For the women at the Minwaashin Lodge, their experience of healing also gave them a desire to share their newly acquired knowledge, Yuen said.

“For them, it was like, ‘We have knowledge, and skills, and understanding, and a way of healing ourselves that we want to share with the world.’ So that’s [where] Journey Women came from,” said Yuen.

Journey Women is indeed about sharing—that is one of the main points Yuen insisted on, during the project and continuously long after.
“This project is still ongoing as things arise,” she said. “I would say that the publications, like the formal academic publications, are slowly wrapping up.”

But the project is much more than just academia—through the art created during the workshops, Journey Women still lives on, she highlighted.

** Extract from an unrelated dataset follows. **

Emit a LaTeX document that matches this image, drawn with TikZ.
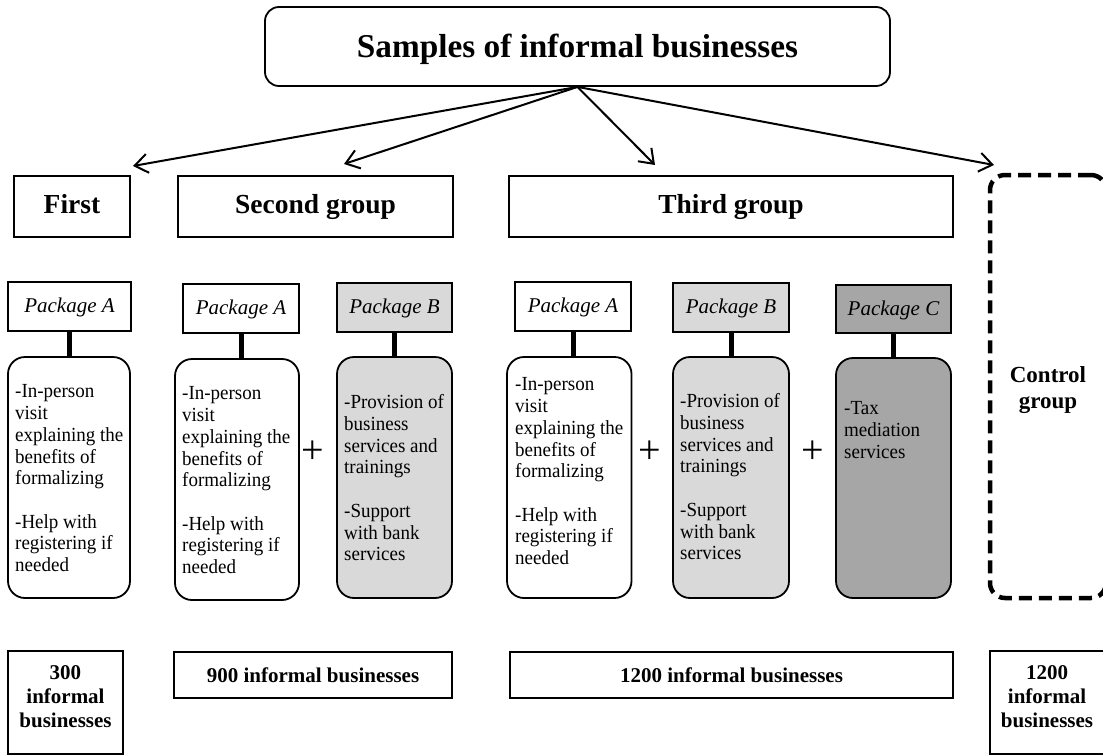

Photo Courtesy Jenna MacLellan

“It’s making change in the world, it’s making a statement. It’s sharing important pieces of knowledge,” Yuen added.

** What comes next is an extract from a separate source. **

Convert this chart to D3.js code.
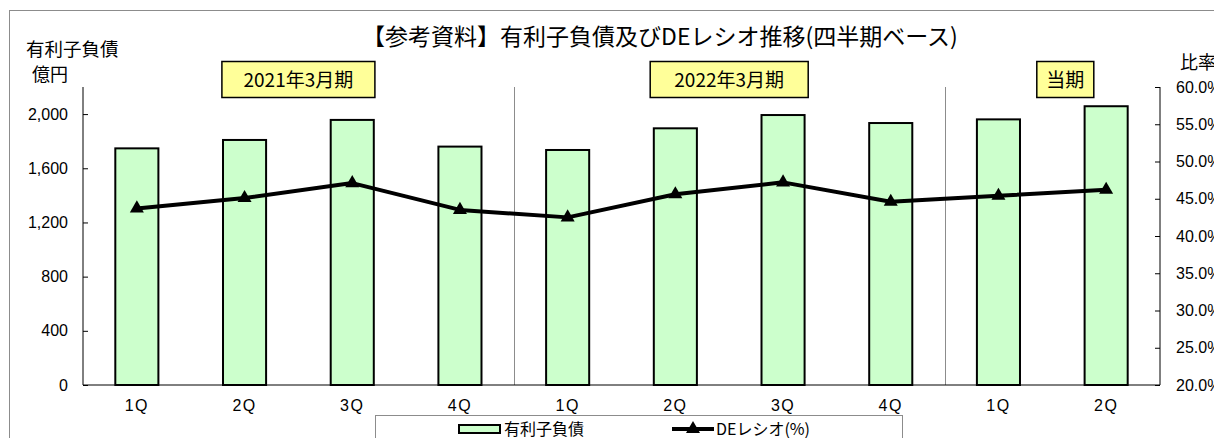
<!DOCTYPE html>
<html><head><meta charset="utf-8">
<script src="https://cdn.jsdelivr.net/npm/d3@7/dist/d3.min.js"></script>
<style>
html,body{margin:0;padding:0;background:#fff;}
svg{display:block;}
.jp{font-family:"Noto Sans CJK JP","Noto Sans",sans-serif;}
.num{font-family:"Liberation Sans",Arial,sans-serif;}
</style></head>
<body>
<svg id="chart" width="1214" height="438"></svg>
<script>
const categories = ["1Q","2Q","3Q","4Q","1Q","2Q","3Q","4Q","1Q","2Q"];
const debt = [1747, 1809, 1957, 1760, 1735, 1895, 1993, 1934, 1961, 2058];
const deRatio = [43.7, 45.1, 47.1, 43.5, 42.5, 45.6, 47.2, 44.6, 45.4, 46.2];
const leftTicks = [0, 400, 800, 1200, 1600, 2000];
const rightTicks = [20, 25, 30, 35, 40, 45, 50, 55, 60];
const periodLabels = ["2021年3月期", "2022年3月期", "当期"];
const periodStarts = [0, 4, 8];
const periodEnds = [4, 8, 10];
const title = "【参考資料】有利子負債及びDEレシオ推移(四半期ベース)";
const legendLabels = ["有利子負債", "DEレシオ(%)"];

const svg = d3.select("#chart");
const L = 83, R = 1160, T = 87, B = 385;

// outer border
svg.append("rect").attr("x", 9.5).attr("y", 10.5).attr("width", 1300).attr("height", 600)
  .attr("fill", "none").attr("stroke", "#8c8c8c").attr("stroke-width", 1);

const x = d3.scaleBand().domain(d3.range(categories.length)).range([L, R]).paddingInner(0).paddingOuter(0);
const yL = d3.scaleLinear().domain([0, 2200]).range([B, T]);
const yR = d3.scaleLinear().domain([20, 60]).range([B, T]);

// separators
const seps = periodStarts.slice(1);
svg.selectAll("line.sep").data(seps).enter().append("line")
  .attr("x1", d => Math.round(x(d)) + 0.5).attr("x2", d => Math.round(x(d)) + 0.5)
  .attr("y1", T).attr("y2", B).attr("stroke", "#8c8c8c").attr("stroke-width", 1);

// bars
const bw = x.bandwidth() * 0.4;
svg.selectAll("rect.bar").data(debt).enter().append("rect")
  .attr("x", (d, i) => x(i) + (x.bandwidth() - bw) / 2)
  .attr("y", d => yL(d))
  .attr("width", bw).attr("height", d => B - yL(d))
  .attr("fill", "#ccffcc").attr("stroke", "#000").attr("stroke-width", 2);

// axes
const axL = d3.axisLeft(yL).tickValues(leftTicks).tickSize(-5).tickPadding(15).tickFormat(d3.format(","));
const gL = svg.append("g").attr("transform", `translate(${L},0)`).call(axL);
gL.select(".domain").remove();
gL.append("line").attr("x1", 0).attr("x2", 0).attr("y1", T).attr("y2", B).attr("stroke", "#000");
gL.selectAll("text").attr("class", "num").attr("font-size", 16).attr("fill", "#000");

const axR = d3.axisRight(yR).tickValues(rightTicks).tickSize(-5).tickPadding(16).tickFormat(d => d.toFixed(1) + "%");
const gR = svg.append("g").attr("transform", `translate(${R},0)`).call(axR);
gR.select(".domain").remove();
gR.append("line").attr("x1", 0).attr("x2", 0).attr("y1", T).attr("y2", B).attr("stroke", "#000");
gR.selectAll("text").attr("class", "num").attr("font-size", 16).attr("fill", "#000");

const axB = d3.axisBottom(x).tickSize(0).tickPadding(15).tickFormat(i => categories[i]);
const gB = svg.append("g").attr("transform", `translate(0,${B})`).call(axB);
gB.select(".domain").remove();
gB.append("line").attr("x1", L).attr("x2", R).attr("y1", 0).attr("y2", 0).attr("stroke", "#000");
gB.selectAll("text").attr("class", "num").attr("font-size", 16).attr("fill", "#000")
  .attr("letter-spacing", 1.5);

// line
const line = d3.line().x((d, i) => x(i) + x.bandwidth() / 2).y(d => yR(d));
svg.append("path").datum(deRatio).attr("d", line).attr("fill", "none")
  .attr("stroke", "#000").attr("stroke-width", 4).attr("stroke-linejoin", "round");
const tri = d3.symbol().type(d3.symbolTriangle).size(85);
svg.selectAll("path.mk").data(deRatio).enter().append("path")
  .attr("d", tri).attr("fill", "#000")
  .attr("transform", (d, i) => `translate(${x(i) + x.bandwidth() / 2},${yR(d)})`);

// title
svg.append("text").attr("class", "jp").attr("x", 660).attr("y", 45).attr("text-anchor", "middle")
  .attr("font-size", 23).attr("fill", "#000").text(title);

// axis titles
svg.append("text").attr("class", "jp").attr("x", 26).attr("y", 56).attr("font-size", 18.5).text("有利子負債");
svg.append("text").attr("class", "jp").attr("x", 32).attr("y", 81).attr("font-size", 18).text("億円");
svg.append("text").attr("class", "jp").attr("x", 1180).attr("y", 69).attr("font-size", 18).text("比率");

// period labels
const boxOffsets = [0, 0, 13];
const boxWidths = [153, 158, 57];
periodLabels.forEach((lab, k) => {
  const cx = (x(periodStarts[k]) + x(periodEnds[k] - 1) + x.bandwidth()) / 2 + boxOffsets[k];
  const g = svg.append("g");
  g.append("rect").attr("x", cx - boxWidths[k] / 2).attr("y", 61.5).attr("width", boxWidths[k]).attr("height", 36)
    .attr("fill", "#ffff99").attr("stroke", "#000").attr("stroke-width", 1.5);
  g.append("text").attr("class", "jp").attr("x", cx).attr("y", 87)
    .attr("text-anchor", "middle").attr("font-size", 19).attr("fill", "#000").text(lab);
});

// legend
svg.append("rect").attr("x", 375.5).attr("y", 415.5).attr("width", 527).attr("height", 60)
  .attr("fill", "#fff").attr("stroke", "#8c8c8c");
svg.append("rect").attr("x", 459).attr("y", 425).attr("width", 41).attr("height", 8)
  .attr("fill", "#ccffcc").attr("stroke", "#000").attr("stroke-width", 2);
svg.append("text").attr("class", "jp").attr("x", 504).attr("y", 435).attr("font-size", 16).text(legendLabels[0]);
svg.append("line").attr("x1", 672).attr("x2", 714).attr("y1", 429).attr("y2", 429)
  .attr("stroke", "#000").attr("stroke-width", 4);
svg.append("path").attr("d", tri).attr("fill", "#000").attr("transform", "translate(693,429)");
svg.append("text").attr("class", "jp").attr("x", 716).attr("y", 435).attr("font-size", 16).text(legendLabels[1]);
</script>
</body></html>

The next step in Yuen’s own journey now resides in provincial prison, in particular, the Leclerc Institution in Laval.

Yuen will be leading a research project in the prison, tailored towards Indigenous women, and hopes to achieve the same healing outcomes as Journey Women.

Data revealed in June of this year by Statistics Canada show that across the country, Aboriginal adults are overrepresented in the correctional system, both in the federal system and across provincial establishments.

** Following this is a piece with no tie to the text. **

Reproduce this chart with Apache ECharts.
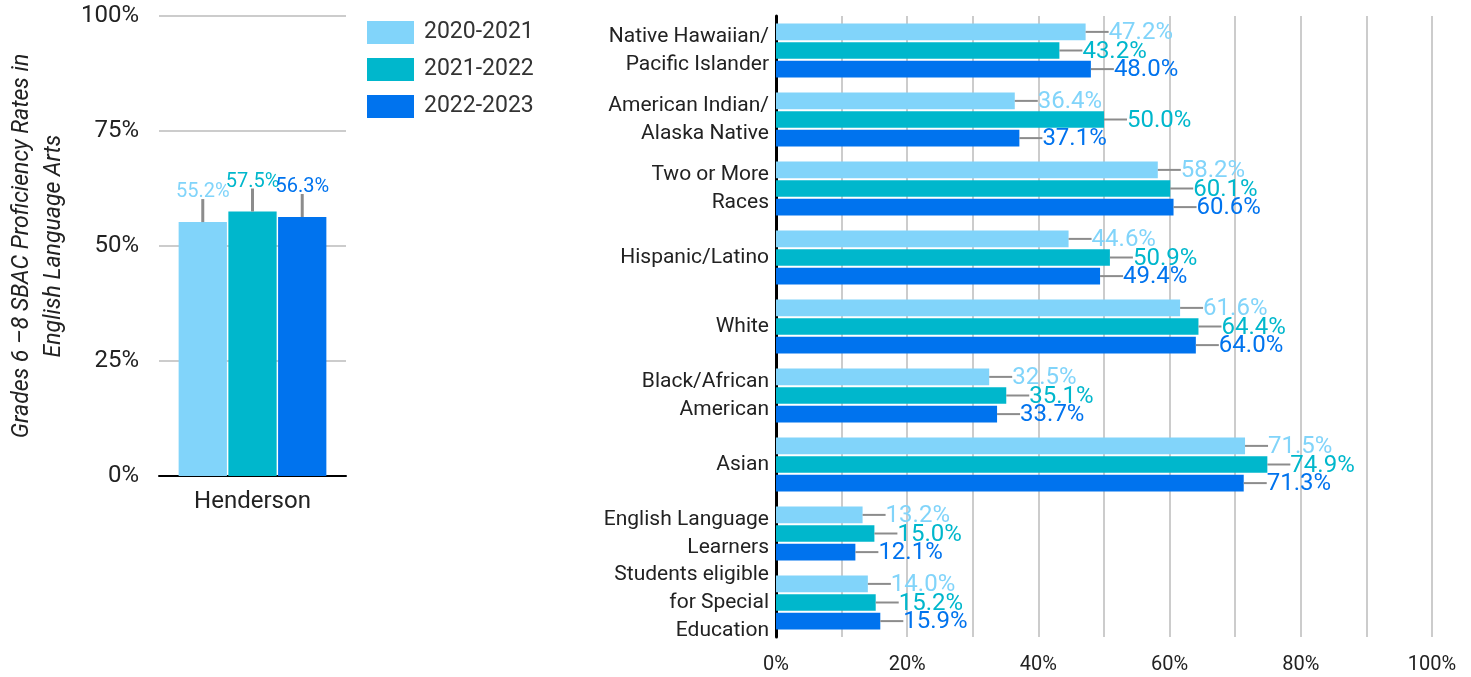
<!DOCTYPE html>
<html><head><meta charset="utf-8">
<script src="https://cdn.jsdelivr.net/npm/echarts@6/dist/echarts.min.js"></script>
<style>html,body{margin:0;padding:0;background:#fff}#c{width:1471px;height:677px}</style>
</head><body><div id="c"></div>
<script>
const years = ['2020-2021','2021-2022','2022-2023'];
const colors = ['#81D4FA','#00B7CC','#0073EE'];
const leftCats = ['Henderson'];
const left2021 = [55.2];
const left2122 = [57.5];
const left2223 = [56.3];
const groups = ['Native Hawaiian/\nPacific Islander','American Indian/\nAlaska Native','Two or More\nRaces','Hispanic/Latino','White','Black/African\nAmerican','Asian','English Language\nLearners','Students eligible\nfor Special\nEducation'];
const g2021 = [47.2,36.4,58.2,44.6,61.6,32.5,71.5,13.2,14.0];
const g2122 = [43.2,50.0,60.1,50.9,64.4,35.1,74.9,15.0,15.2];
const g2223 = [48.0,37.1,60.6,49.4,64.0,33.7,71.3,12.1,15.9];
const leftTicks = [0,25,50,75,100];
const rightTicks = [0,20,40,60,80,100];

const FONT = 'Roboto';
const ERR_PX = 23;
const leftSets = [left2021,left2122,left2223];
const rightSets = [g2021,g2122,g2223];
const LCG = 0.21, LBG = 0.03, RCG = 0.22, RBG = 0.12;

function offsetFor(band, catGap, barGap, n, i){
  const usable = band*(1-catGap);
  const bw = usable/(n+(n-1)*barGap);
  return -usable/2 + i*bw*(1+barGap) + bw/2;
}

const series = [];
leftSets.forEach((arr,i)=>{
  series.push({type:'bar', name:years[i], xAxisIndex:0, yAxisIndex:0, data:arr,
    barCategoryGap:(LCG*100)+'%', barGap:(LBG*100)+'%',
    itemStyle:{color:colors[i]}});
  series.push({type:'custom', name:years[i], xAxisIndex:0, yAxisIndex:0,
    data: arr.map((v,k)=>[k,v]), encode:{x:0,y:1}, z:3, clip:false,
    renderItem:(params,api)=>{
      const v = api.value(1);
      const p = api.coord([api.value(0), v]);
      const band = api.size([1,0])[0];
      const off = offsetFor(band, LCG, LBG, 3, i);
      const x = p[0]+off;
      return {type:'group', children:[
        {type:'line', shape:{x1:x, y1:p[1], x2:x, y2:p[1]-ERR_PX},
          style:{stroke:'#8c8c8c', lineWidth:3}},
        {type:'text', x:x, y:p[1]-ERR_PX+3,
          style:{text:v.toFixed(1)+'%', fill:colors[i], fontFamily:FONT, fontSize:20,
            align:'center', verticalAlign:'bottom'}}
      ]};
    }});
});
rightSets.forEach((arr,i)=>{
  series.push({type:'bar', name:years[i], xAxisIndex:1, yAxisIndex:1, data:arr,
    barCategoryGap:(RCG*100)+'%', barGap:(RBG*100)+'%',
    itemStyle:{color:colors[i]}});
  series.push({type:'custom', name:years[i], xAxisIndex:1, yAxisIndex:1,
    data: arr.map((v,k)=>[v,k]), encode:{x:0,y:1}, z:3, clip:false,
    renderItem:(params,api)=>{
      const v = api.value(0);
      const p = api.coord([v, api.value(1)]);
      const band = api.size([0,1])[1];
      const off = offsetFor(band, RCG, RBG, 3, i);
      const y = p[1]+off;
      return {type:'group', children:[
        {type:'line', shape:{x1:p[0], y1:y, x2:p[0]+ERR_PX, y2:y},
          style:{stroke:'#8c8c8c', lineWidth:2}},
        {type:'text', x:p[0]+ERR_PX, y:y+1,
          style:{text:v.toFixed(1)+'%', fill:colors[i], fontFamily:FONT, fontSize:24,
            align:'left', verticalAlign:'middle'}}
      ]};
    }});
});

const chart = echarts.init(document.getElementById('c'));
chart.setOption({
  animation:false,
  textStyle:{fontFamily:FONT},
  legend:{data:years, orient:'vertical', left:367, top:21, padding:0, itemWidth:47, itemHeight:23, itemGap:14,
    icon:'rect', textStyle:{fontFamily:FONT, fontSize:23, color:'#333', padding:[0,0,0,5]}},
  grid:[
    {left:159, right:1471-346, top:16, bottom:677-476, containLabel:false, outerBoundsMode:'none'},
    {left:776, right:1471-1432, top:16, bottom:677-637, containLabel:false, outerBoundsMode:'none'}
  ],
  xAxis:[
    {type:'category', gridIndex:0, data:leftCats,
      axisLine:{lineStyle:{color:'#000', width:2}}, axisTick:{show:false},
      axisLabel:{color:'#222', fontSize:24, margin:14, fontFamily:FONT}},
    {type:'value', gridIndex:1, min:0, max:100, interval:10,
      axisLine:{show:false}, axisTick:{show:false},
      splitLine:{lineStyle:{color:'#cccccc', width:2}},
      axisLabel:{color:'#222', fontSize:20, margin:18, fontFamily:FONT,
        formatter:v=> rightTicks.includes(v) ? v+'%' : ''}}
  ],
  yAxis:[
    {type:'value', gridIndex:0, min:0, max:100, interval:25,
      axisLine:{show:false}, axisTick:{show:false},
      splitLine:{lineStyle:{color:'#cccccc', width:2}},
      axisLabel:{color:'#222', fontSize:24, margin:20, fontFamily:FONT,
        formatter:v=> leftTicks.includes(v) ? v+'%' : ''},
      name:'Grades 6 \u20138 SBAC Proficiency Rates in\nEnglish Language Arts',
      nameLocation:'middle', nameGap:89, nameRotate:90,
      nameTextStyle:{fontStyle:'italic', fontSize:23, lineHeight:32, color:'#222', fontFamily:FONT}},
    {type:'category', gridIndex:1, data:groups, inverse:true,
      axisLine:{lineStyle:{color:'#000', width:3}}, axisTick:{show:false},
      axisLabel:{color:'#222', fontSize:21, lineHeight:28, margin:7, interval:0, fontFamily:FONT, align:'right'}}
  ],
  series
});
</script></body></html>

While representing only 4.1 per cent of the overall Canadian adult population, Aboriginal adults made up 28 per cent of inmates in provincial or territorial correctional services, all provinces and territories combined, and 27 per cent of inmates within the federal correctional system.

Ultimately Yuen said this upcoming research project could develop an understanding of the people in the judicial system.

“[The project] needs to consider things like cultural safety and decolonizing research, all these sorts of things,” said Yuen.

“It’s making change in the world, it’s making a statement. It’s sharing important pieces of knowledge.” — Dr. Felice Yuen

For this upcoming project, Yuen, as part of Concordia University’s staff, will be collaborating with the Elizabeth Fry Society of Quebec, as well as Wanda Gabriel, an assistant professor at McGill University’s School of Social Work and citizen of Kanehsatake Kanieke’ha:ke nation (near Oka).

Gabriel has been doing healing circles for close to 20 years, and is specialized in residential school survivors’ trauma.

“I’ve worked with survivors, with people who had been through [the judicial] system, had been out and [were] still dealing with trauma,” she said.

“I thought it would be great to provide support and tools while they’re inside [the prisons].”

For Gabriel, the purpose of this project is to help incarcerated Indigenous women overcome the cultural genocide forced upon their communities, often leading them to keep quiet about their trauma.

“When we’ve been through oppression, one of the ways to survive is to disconnect from our feelings,” Gabriel added. “If we can walk with these women to help them break [that pattern], so they can find their voice, then our project is a success.”

Aleksandra Zajko, managing advisor at the Elizabeth Fry Society, described the project as a way to better develop and adapt the judiciary system for Indigenous women.

The Elizabeth Fry Society specializes in offering services for incarcerated women both in federal and provincial services, but this is the first Indigenous-focused program the Quebec based branch of the Society has ever conducted.

While the project will focus on the healing of those incarcerated Indigenous women, the Elizabeth Fry Society hopes to take from the initiative new and better ways to help them navigate the system and adapt it to their needs, by looking at the personal and systemic obstacles they face.

“We really want to adapt our services,” Zajko insisted. “We not only act as a facilitator to this project for both researchers, [Yuen and Gabriel], but we also want to know what will come out of it in terms of recommendations, and what role we can play in acting them out.”

Photo Courtesy Jenna MacLellan

More importantly, though, this project—just like Journey Women before it—aims at shedding light on the situation of Indigenous women across the province, even across the country, through research.

“Normally, you just write. You write papers, and give presentations, and it’s within the academic world,” Dr. Yuen described. For her, however, the sharing of knowledge cannot be done through research alone, but mostly through the art created as part of it.

“It will live on for the rest of our lives; meaning every woman involved in Journey Women, […] and for myself.”